Graham Heslop
Graham Heslop I have an insatiable appetite for books, occasionally dip into theology and am presently reading for my Masters in theology at George Whitefield College, Cape Town. Most often found on the beach, a soccer field or my couch.

Fridays with Fred: Friendship

Fridays with Fred: Friendship

Over the years at Rekindle I have written about friendship, particularly: (i) Christian friendship; (ii) obstacles to friendship; and (iii) the supposed dangers of mixed-sex friendships. Therefore, I was delighted to discover that friendship is a topic Nietzsche devoted his considerable mind to. Naturally, for Nietzsche, friendship is plagued by power dynamics. So too are many relationships today. Thus I will quote and interact with a couple of Nietzsche’s passages on friendship from his Aphorisms on Love and Hate. But I also plan to challenge the German philosopher, by suggesting clearer distinctions for conversations about friendship. At the conclusion I will also develop a point from Nietzsche that explains why we see so few truly honest, deep and intimate friendships today.

In Aphorisms , Nietzsche discusses what he calls the “talent for friendship.” He describes two such talents or gifts, which we might also call approaches. Firstly, “The one man is in a continual state of ascent, and finds an exactly appropriate friend for each phase of his development. The series of friends that he acquires in this way is only rarely interconnected, and sometimes discordant and contradictory, quite in accordance with the fact that the later phases in his development invalidate or compromise the earlier phases. Such a man may jokingly be called a ladder.” Jokes aside, we all know ‘ladders.’ You might even be one.

Nietzsche does not offer a moral evaluation of this approach to friendship. In fact, I am fairly sure he would have considered it expedient, for each friendship serves its function in time, enabling progress and growth of the individual. However, this is in some ways a regrettably mercenary view of relationships. Hence the description: “ladder”. Friends could be thought of rungs in our ascent to greater heights and successes. On the whole, I would question whether these are really friendships at all.

The second approach to friendship, “is represented by the man who exercises his powers of attraction on very different characters and talents, thereby winning a whole circle of friends; and these come into friendly contact with one another through him, despite all their diversity. Such a man may be called a circle; for in him that intimate connection of so many different temperaments and natures must somehow be prefigured.” The “circle,” according to Nietzsche, does not only bring people to himself but also to one another.

If Nietzsche was into astronomical metaphors he might have described this person as a ‘star,’ who brings other celestial bodies into a system—or orbit of relationships. This is, in my opinion, a much better ambition to possess for our friendships. To use the philosophers’s language, this gift is to be desired. Or as the apostle Paul wrote, “eagerly desire the greater gifts.” Be a circle; not a ladder.

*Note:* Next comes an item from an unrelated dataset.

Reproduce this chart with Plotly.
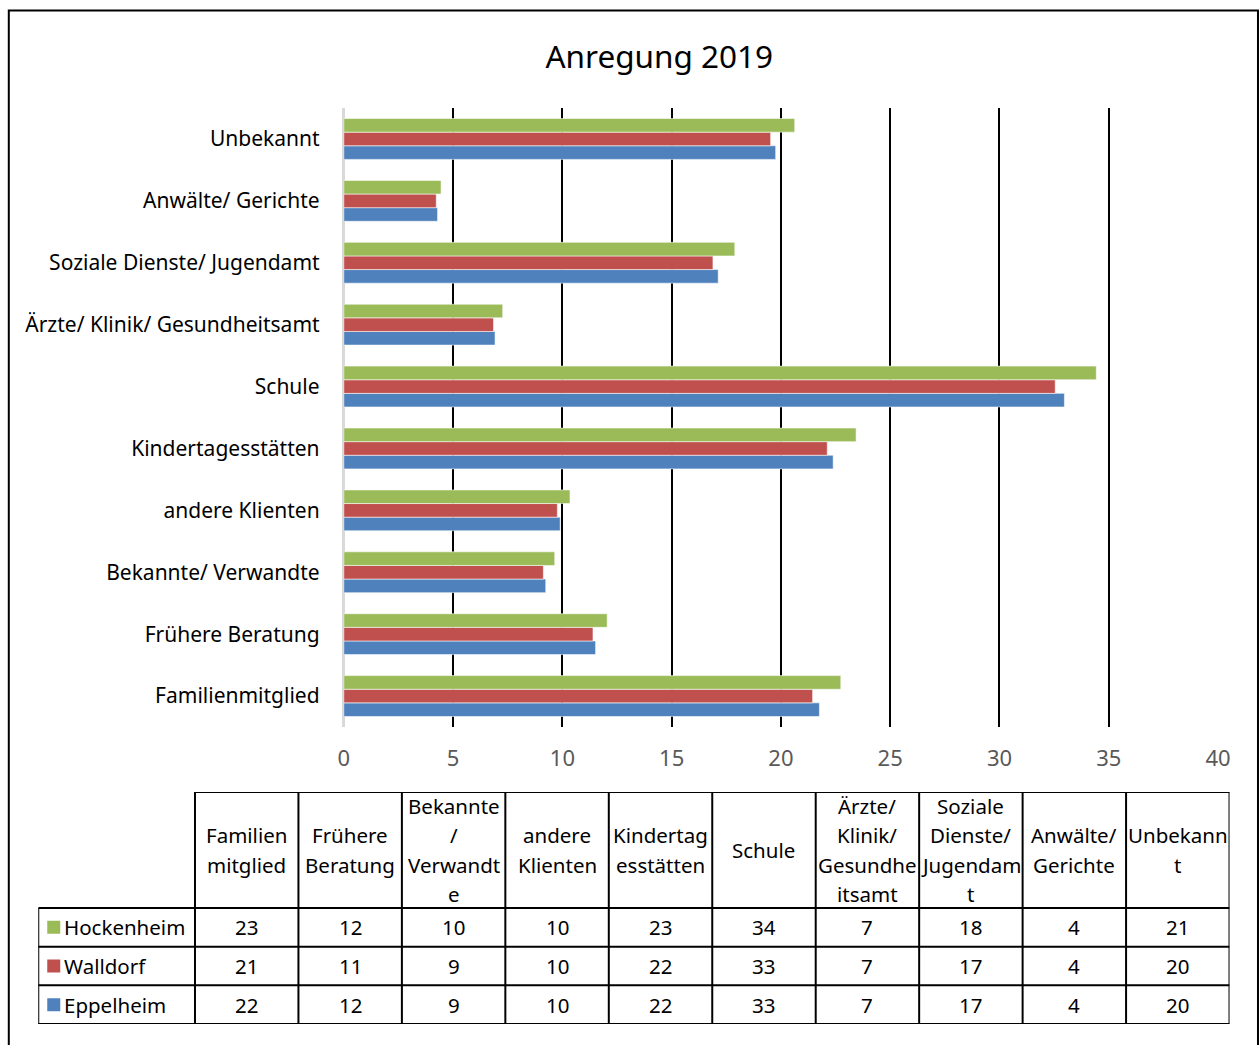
import plotly.graph_objects as go

# ---- data -------------------------------------------------------------
categories = [
    "Familienmitglied",
    "Frühere Beratung",
    "Bekannte/ Verwandte",
    "andere Klienten",
    "Kindertagesstätten",
    "Schule",
    "Ärzte/ Klinik/ Gesundheitsamt",
    "Soziale Dienste/ Jugendamt",
    "Anwälte/ Gerichte",
    "Unbekannt",
]

# column headers of the data table (wrapped as in the source sheet)
table_headers = [
    ["Familien", "mitglied"],
    ["Frühere", "Beratung"],
    ["Bekannte", "/", "Verwandt", "e"],
    ["andere", "Klienten"],
    ["Kindertag", "esstätten"],
    ["Schule"],
    ["Ärzte/", "Klinik/", "Gesundhe", "itsamt"],
    ["Soziale", "Dienste/", "Jugendam", "t"],
    ["Anwälte/", "Gerichte"],
    ["Unbekann", "t"],
]

hockenheim = [22.74, 12.05, 9.65, 10.35, 23.44, 34.43, 7.27, 17.89, 4.45, 20.63]
walldorf = [21.45, 11.40, 9.13, 9.77, 22.12, 32.55, 6.85, 16.89, 4.23, 19.53]
eppelheim = [21.76, 11.52, 9.24, 9.90, 22.39, 32.97, 6.92, 17.13, 4.29, 19.76]

series_names = ["Hockenheim", "Walldorf", "Eppelheim"]
series_values = [hockenheim, walldorf, eppelheim]
series_colors = ["#9BBB59", "#C0504D", "#4F81BD"]

x_ticks = list(range(0, 41, 5))

# ---- layout constants --------------------------------------------------
W, H = 1260, 1045
FONT = "Noto Sans"
TXT = 20.5

# horizontal placement helper (the drawn page ends up ~1243 px wide, offset ~4.7 px)
PAGE_X0, PAGE_W = 4.7, 1242.8


def px_x(p):
    return (p - PAGE_X0) / PAGE_W


def px_y(p):
    return 1 - p / H


fig = go.Figure()

# bars: drawn bottom-to-top inside each group (Eppelheim lowest)
for name, vals, col in reversed(list(zip(series_names, series_values, series_colors))):
    fig.add_trace(go.Bar(
        y=categories, x=vals, name=name, orientation="h",
        marker=dict(color=col, line=dict(color="rgba(255,255,255,0.55)", width=1)),
        showlegend=False, hoverinfo="x+name",
    ))

# dummy trace so the table axes exist
fig.add_trace(go.Scatter(x=[None], y=[None], xaxis="x2", yaxis="y2",
                         showlegend=False, hoverinfo="skip"))

# ---- data table drawn on its own hidden axes ---------------------------
n_cols = len(categories)
label_w = 1.515          # width of the row-label column in column units
header_h = 3             # header height in row units
n_rows = len(series_names)
bottom = header_h + n_rows
line = dict(color="black", width=2)

shapes = []
# horizontal rules
shapes.append(dict(type="line", xref="x2", yref="y2", x0=0, x1=n_cols, y0=0, y1=0, line=line))
for r in range(n_rows + 1):
    yy = header_h + r
    shapes.append(dict(type="line", xref="x2", yref="y2", x0=-label_w, x1=n_cols,
                       y0=yy, y1=yy, line=line))
# vertical rules
for c in range(n_cols + 1):
    shapes.append(dict(type="line", xref="x2", yref="y2", x0=c, x1=c, y0=0, y1=bottom, line=line))
shapes.append(dict(type="line", xref="x2", yref="y2", x0=-label_w, x1=-label_w,
                   y0=header_h, y1=bottom, line=line))

# legend keys in the row-label cells
for r, col in enumerate(series_colors):
    shapes.append(dict(type="rect", xref="x2", yref="y2",
                       xsizemode="pixel", xanchor=-label_w, x0=9, x1=22,
                       ysizemode="pixel", yanchor=header_h + r + 0.5, y0=-6.5, y1=6.5,
                       fillcolor=col, line=dict(width=0)))

# outer frame of the whole chart
shapes.append(dict(type="rect", xref="paper", yref="paper",
                   x0=px_x(7.5), x1=px_x(1258.5), y0=px_y(1050), y1=px_y(10.5),
                   line=dict(color="black", width=2), fillcolor="rgba(0,0,0,0)", layer="above"))

annotations = []
line_step = 0.766
for c, lines in enumerate(table_headers):
    n = len(lines)
    for k, txt in enumerate(lines):
        annotations.append(dict(
            xref="x2", yref="y2", x=c + 0.5, y=1.5 + (k - (n - 1) / 2) * line_step,
            text=txt, showarrow=False, xanchor="center", yanchor="middle",
            font=dict(family=FONT, size=TXT, color="black"),
        ))

for r, (name, vals) in enumerate(zip(series_names, series_values)):
    yy = header_h + r + 0.5
    annotations.append(dict(
        xref="x2", yref="y2", x=-label_w, y=yy, xshift=24,
        text=name, showarrow=False, xanchor="left", yanchor="middle",
        font=dict(family=FONT, size=TXT, color="black"),
    ))
    for c, v in enumerate(vals):
        annotations.append(dict(
            xref="x2", yref="y2", x=c + 0.5, y=yy, text=str(round(v)),
            showarrow=False, xanchor="center", yanchor="middle",
            font=dict(family=FONT, size=TXT, color="black"),
        ))

fig.update_layout(
    width=W, height=H, autosize=False,
    margin=dict(l=0, r=0, t=0, b=0),
    paper_bgcolor="white", plot_bgcolor="white",
    barmode="group", bargap=0.34, bargroupgap=0,
    title=dict(text="Anregung 2019", x=px_x(655), y=px_y(57),
               xanchor="center", yanchor="middle",
               font=dict(family=FONT, size=31.5, color="black")),
    xaxis=dict(
        domain=[px_x(343), px_x(1218.5)], range=[0, 40],
        tickvals=x_ticks, ticktext=[str(t) for t in x_ticks],
        showgrid=True, gridcolor="black", gridwidth=2,
        zeroline=True, zerolinecolor="#D9D9D9", zerolinewidth=2,
        showline=False, ticks="", ticklabelstandoff=16,
        tickfont=dict(family=FONT, size=22, color="#595959"),
        fixedrange=True,
    ),
    yaxis=dict(
        domain=[px_y(727), px_y(108)],
        categoryorder="array", categoryarray=categories,
        showline=True, linecolor="#D9D9D9", linewidth=2,
        showgrid=False, ticks="", ticklabelstandoff=18,
        tickfont=dict(family=FONT, size=21, color="black"),
        fixedrange=True,
    ),
    xaxis2=dict(domain=[px_x(37), px_x(1230)], range=[-label_w, n_cols],
                visible=False, anchor="y2", fixedrange=True),
    yaxis2=dict(domain=[px_y(1024), px_y(792)], range=[bottom, 0],
                visible=False, anchor="x2", fixedrange=True),
    shapes=shapes,
    annotations=annotations,
)

fig.write_html(
    "out.html",
    config={"displayModeBar": False},
    post_script="document.body.style.margin='0';",
)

Nietzsche concludes this passage by noting, “In many people, incidentally, the gift of having good friends is much greater than the gift of being a good friend.” Rarely has a truer word been uttered. In fact, both the ladder and the circle might be those who collect friends but fail to develop meaningful friendships. As I have already said, the ladder is more likely to fall into this trap. But the circle is not exempt from a similar danger. In Nietzsche’s words, each of the respective approaches to friendship: “find…acquire…exercises his powers…win.” Both can be tragically self-centred rather than the genuine search for intimate friendship. Elsewhere in Aphorisms, Nietzsche writes, “The least ambiguous sign of a disdain for people is this: that one tolerates everyone else only as a means to his end, or not at all.” So while Nietzsche’s two categories provide us with a helpful diagnostic for our friendships, a more probing question exists, which can be applied to all relationships: am I using this person as a means to my own end?

I promised at the outset that I would explain the heartbreaking dearth of meaningful friendships in our day and age. Two reasons have already been touched on. The first was that many of us are ladders and not circles when it comes to our friendships. The second was our, often shamelessly, selfish view of people, whom we treat as steps — or rungs — towards our own goals.

In conclusion let me offer a third. Towards the end of Aphorisms, Nietzsche explores the reasons we battle to love and respect the same person. His answer is that respect is typically located within a hierarchy of relationships. These are usually built on power, even fear. But, as he writes, “Love acknowledges no power, nothing that separates, differentiates, ranks higher or subordinates. Because the state of being loved carries with it no respect, ambitious men secretly or openly balk against it.” Thus, the third reason friendship is an artefact, a lost treasure, is our desire for power. We speak readily of love but would rather have power. Loving, intimate friendship foregoes power. But this is something many refuse to surrender.